* _TASK GOAL_
Output the data that follows exactly, line for line.

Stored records
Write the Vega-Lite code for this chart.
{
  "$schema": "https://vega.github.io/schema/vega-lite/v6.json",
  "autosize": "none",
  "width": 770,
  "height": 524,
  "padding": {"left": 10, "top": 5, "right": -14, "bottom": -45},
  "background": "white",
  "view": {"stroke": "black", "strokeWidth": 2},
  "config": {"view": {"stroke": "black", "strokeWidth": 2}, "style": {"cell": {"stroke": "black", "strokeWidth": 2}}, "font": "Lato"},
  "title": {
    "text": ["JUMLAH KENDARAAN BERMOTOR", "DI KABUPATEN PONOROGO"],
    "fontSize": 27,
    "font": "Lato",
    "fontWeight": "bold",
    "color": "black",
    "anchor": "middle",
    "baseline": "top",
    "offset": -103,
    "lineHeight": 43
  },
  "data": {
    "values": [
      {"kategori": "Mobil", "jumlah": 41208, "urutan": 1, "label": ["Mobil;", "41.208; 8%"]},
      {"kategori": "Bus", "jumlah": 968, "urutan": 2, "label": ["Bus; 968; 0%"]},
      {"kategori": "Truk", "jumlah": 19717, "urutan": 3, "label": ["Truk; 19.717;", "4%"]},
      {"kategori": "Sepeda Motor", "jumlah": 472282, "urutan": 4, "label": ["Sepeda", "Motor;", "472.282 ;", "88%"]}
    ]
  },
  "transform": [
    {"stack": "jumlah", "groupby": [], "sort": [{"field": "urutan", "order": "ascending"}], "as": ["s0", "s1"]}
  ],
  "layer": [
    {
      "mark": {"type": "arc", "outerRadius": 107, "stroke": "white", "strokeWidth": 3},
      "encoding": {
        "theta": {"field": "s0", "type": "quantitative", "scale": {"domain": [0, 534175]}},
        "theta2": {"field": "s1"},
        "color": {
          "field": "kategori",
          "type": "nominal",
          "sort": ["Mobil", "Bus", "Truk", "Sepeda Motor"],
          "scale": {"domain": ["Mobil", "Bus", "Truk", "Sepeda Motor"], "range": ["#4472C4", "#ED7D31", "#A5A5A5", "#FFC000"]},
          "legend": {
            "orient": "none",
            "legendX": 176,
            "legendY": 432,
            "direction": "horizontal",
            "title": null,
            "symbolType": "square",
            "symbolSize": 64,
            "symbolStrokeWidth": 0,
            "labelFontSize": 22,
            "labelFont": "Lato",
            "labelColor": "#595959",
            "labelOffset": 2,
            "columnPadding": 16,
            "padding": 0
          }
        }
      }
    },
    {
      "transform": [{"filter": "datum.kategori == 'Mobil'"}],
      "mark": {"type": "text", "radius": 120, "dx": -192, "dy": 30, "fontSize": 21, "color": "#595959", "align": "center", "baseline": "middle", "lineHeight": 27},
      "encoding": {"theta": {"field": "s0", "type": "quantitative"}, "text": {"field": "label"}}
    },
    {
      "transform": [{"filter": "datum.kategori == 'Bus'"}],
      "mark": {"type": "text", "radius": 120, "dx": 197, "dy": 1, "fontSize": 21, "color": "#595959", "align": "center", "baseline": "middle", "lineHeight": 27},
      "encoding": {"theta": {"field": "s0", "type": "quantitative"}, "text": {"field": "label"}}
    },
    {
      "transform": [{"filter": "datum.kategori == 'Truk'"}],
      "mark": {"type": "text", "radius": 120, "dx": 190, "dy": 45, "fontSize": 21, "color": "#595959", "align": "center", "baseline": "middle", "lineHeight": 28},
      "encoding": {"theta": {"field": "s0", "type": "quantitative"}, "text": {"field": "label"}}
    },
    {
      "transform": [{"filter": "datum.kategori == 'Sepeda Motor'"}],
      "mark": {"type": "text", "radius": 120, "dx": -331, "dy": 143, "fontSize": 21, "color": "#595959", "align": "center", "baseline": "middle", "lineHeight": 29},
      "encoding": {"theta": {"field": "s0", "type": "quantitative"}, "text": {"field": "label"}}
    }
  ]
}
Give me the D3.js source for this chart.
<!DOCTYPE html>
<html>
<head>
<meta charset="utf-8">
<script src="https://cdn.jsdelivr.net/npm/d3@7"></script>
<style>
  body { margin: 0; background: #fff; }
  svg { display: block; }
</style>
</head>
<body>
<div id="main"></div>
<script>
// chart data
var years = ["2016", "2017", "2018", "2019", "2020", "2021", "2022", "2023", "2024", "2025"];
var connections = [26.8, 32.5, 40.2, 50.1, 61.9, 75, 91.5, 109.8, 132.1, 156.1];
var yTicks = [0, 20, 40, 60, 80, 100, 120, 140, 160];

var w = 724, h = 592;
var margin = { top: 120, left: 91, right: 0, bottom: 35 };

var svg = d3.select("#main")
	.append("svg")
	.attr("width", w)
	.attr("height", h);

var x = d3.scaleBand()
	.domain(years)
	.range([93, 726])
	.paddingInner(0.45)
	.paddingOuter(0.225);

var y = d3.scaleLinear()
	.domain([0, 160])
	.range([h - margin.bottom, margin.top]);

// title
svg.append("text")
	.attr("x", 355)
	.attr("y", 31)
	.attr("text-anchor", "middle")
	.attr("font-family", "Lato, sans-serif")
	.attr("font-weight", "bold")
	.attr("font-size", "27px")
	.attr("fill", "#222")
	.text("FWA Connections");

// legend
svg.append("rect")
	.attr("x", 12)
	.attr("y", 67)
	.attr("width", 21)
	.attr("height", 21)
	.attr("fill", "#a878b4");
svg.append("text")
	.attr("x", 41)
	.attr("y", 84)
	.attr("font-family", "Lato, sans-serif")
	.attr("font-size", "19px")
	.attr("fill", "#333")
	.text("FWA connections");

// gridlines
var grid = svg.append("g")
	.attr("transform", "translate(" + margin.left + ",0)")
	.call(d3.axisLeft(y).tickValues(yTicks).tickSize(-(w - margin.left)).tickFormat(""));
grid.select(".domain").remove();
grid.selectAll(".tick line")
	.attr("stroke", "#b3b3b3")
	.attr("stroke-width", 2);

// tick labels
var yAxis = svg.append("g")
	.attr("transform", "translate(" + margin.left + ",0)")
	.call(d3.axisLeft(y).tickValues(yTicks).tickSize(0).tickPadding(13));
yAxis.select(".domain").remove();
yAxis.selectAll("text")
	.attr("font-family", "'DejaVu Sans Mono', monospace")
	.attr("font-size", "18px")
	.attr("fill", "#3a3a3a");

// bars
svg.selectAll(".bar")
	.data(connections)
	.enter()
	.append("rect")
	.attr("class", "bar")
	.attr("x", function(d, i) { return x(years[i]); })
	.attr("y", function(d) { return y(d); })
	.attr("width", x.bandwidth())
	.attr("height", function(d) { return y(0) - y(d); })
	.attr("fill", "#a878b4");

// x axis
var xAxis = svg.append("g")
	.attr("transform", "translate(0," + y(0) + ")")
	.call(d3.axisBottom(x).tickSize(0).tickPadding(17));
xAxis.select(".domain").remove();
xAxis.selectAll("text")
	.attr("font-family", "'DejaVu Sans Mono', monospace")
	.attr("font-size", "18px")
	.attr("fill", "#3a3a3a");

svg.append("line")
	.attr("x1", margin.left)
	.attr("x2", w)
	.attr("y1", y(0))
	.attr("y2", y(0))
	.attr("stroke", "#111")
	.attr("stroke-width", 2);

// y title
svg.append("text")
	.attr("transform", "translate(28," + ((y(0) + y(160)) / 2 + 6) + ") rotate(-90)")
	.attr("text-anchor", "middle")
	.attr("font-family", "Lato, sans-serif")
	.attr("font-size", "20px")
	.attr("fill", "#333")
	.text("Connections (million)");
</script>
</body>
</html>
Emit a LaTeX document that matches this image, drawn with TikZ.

* _EXPECTED ANSWER_
Write the Vega-Lite code for this chart.
{
  "$schema": "https://vega.github.io/schema/vega-lite/v6.json",
  "autosize": "none",
  "width": 770,
  "height": 524,
  "padding": {"left": 10, "top": 5, "right": -14, "bottom": -45},
  "background": "white",
  "view": {"stroke": "black", "strokeWidth": 2},
  "config": {"view": {"stroke": "black", "strokeWidth": 2}, "style": {"cell": {"stroke": "black", "strokeWidth": 2}}, "font": "Lato"},
  "title": {
    "text": ["JUMLAH KENDARAAN BERMOTOR", "DI KABUPATEN PONOROGO"],
    "fontSize": 27,
    "font": "Lato",
    "fontWeight": "bold",
    "color": "black",
    "anchor": "middle",
    "baseline": "top",
    "offset": -103,
    "lineHeight": 43
  },
  "data": {
    "values": [
      {"kategori": "Mobil", "jumlah": 41208, "urutan": 1, "label": ["Mobil;", "41.208; 8%"]},
      {"kategori": "Bus", "jumlah": 968, "urutan": 2, "label": ["Bus; 968; 0%"]},
      {"kategori": "Truk", "jumlah": 19717, "urutan": 3, "label": ["Truk; 19.717;", "4%"]},
      {"kategori": "Sepeda Motor", "jumlah": 472282, "urutan": 4, "label": ["Sepeda", "Motor;", "472.282 ;", "88%"]}
    ]
  },
  "transform": [
    {"stack": "jumlah", "groupby": [], "sort": [{"field": "urutan", "order": "ascending"}], "as": ["s0", "s1"]}
  ],
  "layer": [
    {
      "mark": {"type": "arc", "outerRadius": 107, "stroke": "white", "strokeWidth": 3},
      "encoding": {
        "theta": {"field": "s0", "type": "quantitative", "scale": {"domain": [0, 534175]}},
        "theta2": {"field": "s1"},
        "color": {
          "field": "kategori",
          "type": "nominal",
          "sort": ["Mobil", "Bus", "Truk", "Sepeda Motor"],
          "scale": {"domain": ["Mobil", "Bus", "Truk", "Sepeda Motor"], "range": ["#4472C4", "#ED7D31", "#A5A5A5", "#FFC000"]},
          "legend": {
            "orient": "none",
            "legendX": 176,
            "legendY": 432,
            "direction": "horizontal",
            "title": null,
            "symbolType": "square",
            "symbolSize": 64,
            "symbolStrokeWidth": 0,
            "labelFontSize": 22,
            "labelFont": "Lato",
            "labelColor": "#595959",
            "labelOffset": 2,
            "columnPadding": 16,
            "padding": 0
          }
        }
      }
    },
    {
      "transform": [{"filter": "datum.kategori == 'Mobil'"}],
      "mark": {"type": "text", "radius": 120, "dx": -192, "dy": 30, "fontSize": 21, "color": "#595959", "align": "center", "baseline": "middle", "lineHeight": 27},
      "encoding": {"theta": {"field": "s0", "type": "quantitative"}, "text": {"field": "label"}}
    },
    {
      "transform": [{"filter": "datum.kategori == 'Bus'"}],
      "mark": {"type": "text", "radius": 120, "dx": 197, "dy": 1, "fontSize": 21, "color": "#595959", "align": "center", "baseline": "middle", "lineHeight": 27},
      "encoding": {"theta": {"field": "s0", "type": "quantitative"}, "text": {"field": "label"}}
    },
    {
      "transform": [{"filter": "datum.kategori == 'Truk'"}],
      "mark": {"type": "text", "radius": 120, "dx": 190, "dy": 45, "fontSize": 21, "color": "#595959", "align": "center", "baseline": "middle", "lineHeight": 28},
      "encoding": {"theta": {"field": "s0", "type": "quantitative"}, "text": {"field": "label"}}
    },
    {
      "transform": [{"filter": "datum.kategori == 'Sepeda Motor'"}],
      "mark": {"type": "text", "radius": 120, "dx": -331, "dy": 143, "fontSize": 21, "color": "#595959", "align": "center", "baseline": "middle", "lineHeight": 29},
      "encoding": {"theta": {"field": "s0", "type": "quantitative"}, "text": {"field": "label"}}
    }
  ]
}
Give me the D3.js source for this chart.
<!DOCTYPE html>
<html>
<head>
<meta charset="utf-8">
<script src="https://cdn.jsdelivr.net/npm/d3@7"></script>
<style>
  body { margin: 0; background: #fff; }
  svg { display: block; }
</style>
</head>
<body>
<div id="main"></div>
<script>
// chart data
var years = ["2016", "2017", "2018", "2019", "2020", "2021", "2022", "2023", "2024", "2025"];
var connections = [26.8, 32.5, 40.2, 50.1, 61.9, 75, 91.5, 109.8, 132.1, 156.1];
var yTicks = [0, 20, 40, 60, 80, 100, 120, 140, 160];

var w = 724, h = 592;
var margin = { top: 120, left: 91, right: 0, bottom: 35 };

var svg = d3.select("#main")
	.append("svg")
	.attr("width", w)
	.attr("height", h);

var x = d3.scaleBand()
	.domain(years)
	.range([93, 726])
	.paddingInner(0.45)
	.paddingOuter(0.225);

var y = d3.scaleLinear()
	.domain([0, 160])
	.range([h - margin.bottom, margin.top]);

// title
svg.append("text")
	.attr("x", 355)
	.attr("y", 31)
	.attr("text-anchor", "middle")
	.attr("font-family", "Lato, sans-serif")
	.attr("font-weight", "bold")
	.attr("font-size", "27px")
	.attr("fill", "#222")
	.text("FWA Connections");

// legend
svg.append("rect")
	.attr("x", 12)
	.attr("y", 67)
	.attr("width", 21)
	.attr("height", 21)
	.attr("fill", "#a878b4");
svg.append("text")
	.attr("x", 41)
	.attr("y", 84)
	.attr("font-family", "Lato, sans-serif")
	.attr("font-size", "19px")
	.attr("fill", "#333")
	.text("FWA connections");

// gridlines
var grid = svg.append("g")
	.attr("transform", "translate(" + margin.left + ",0)")
	.call(d3.axisLeft(y).tickValues(yTicks).tickSize(-(w - margin.left)).tickFormat(""));
grid.select(".domain").remove();
grid.selectAll(".tick line")
	.attr("stroke", "#b3b3b3")
	.attr("stroke-width", 2);

// tick labels
var yAxis = svg.append("g")
	.attr("transform", "translate(" + margin.left + ",0)")
	.call(d3.axisLeft(y).tickValues(yTicks).tickSize(0).tickPadding(13));
yAxis.select(".domain").remove();
yAxis.selectAll("text")
	.attr("font-family", "'DejaVu Sans Mono', monospace")
	.attr("font-size", "18px")
	.attr("fill", "#3a3a3a");

// bars
svg.selectAll(".bar")
	.data(connections)
	.enter()
	.append("rect")
	.attr("class", "bar")
	.attr("x", function(d, i) { return x(years[i]); })
	.attr("y", function(d) { return y(d); })
	.attr("width", x.bandwidth())
	.attr("height", function(d) { return y(0) - y(d); })
	.attr("fill", "#a878b4");

// x axis
var xAxis = svg.append("g")
	.attr("transform", "translate(0," + y(0) + ")")
	.call(d3.axisBottom(x).tickSize(0).tickPadding(17));
xAxis.select(".domain").remove();
xAxis.selectAll("text")
	.attr("font-family", "'DejaVu Sans Mono', monospace")
	.attr("font-size", "18px")
	.attr("fill", "#3a3a3a");

svg.append("line")
	.attr("x1", margin.left)
	.attr("x2", w)
	.attr("y1", y(0))
	.attr("y2", y(0))
	.attr("stroke", "#111")
	.attr("stroke-width", 2);

// y title
svg.append("text")
	.attr("transform", "translate(28," + ((y(0) + y(160)) / 2 + 6) + ") rotate(-90)")
	.attr("text-anchor", "middle")
	.attr("font-family", "Lato, sans-serif")
	.attr("font-size", "20px")
	.attr("fill", "#333")
	.text("Connections (million)");
</script>
</body>
</html>
Emit a LaTeX document that matches this image, drawn with TikZ.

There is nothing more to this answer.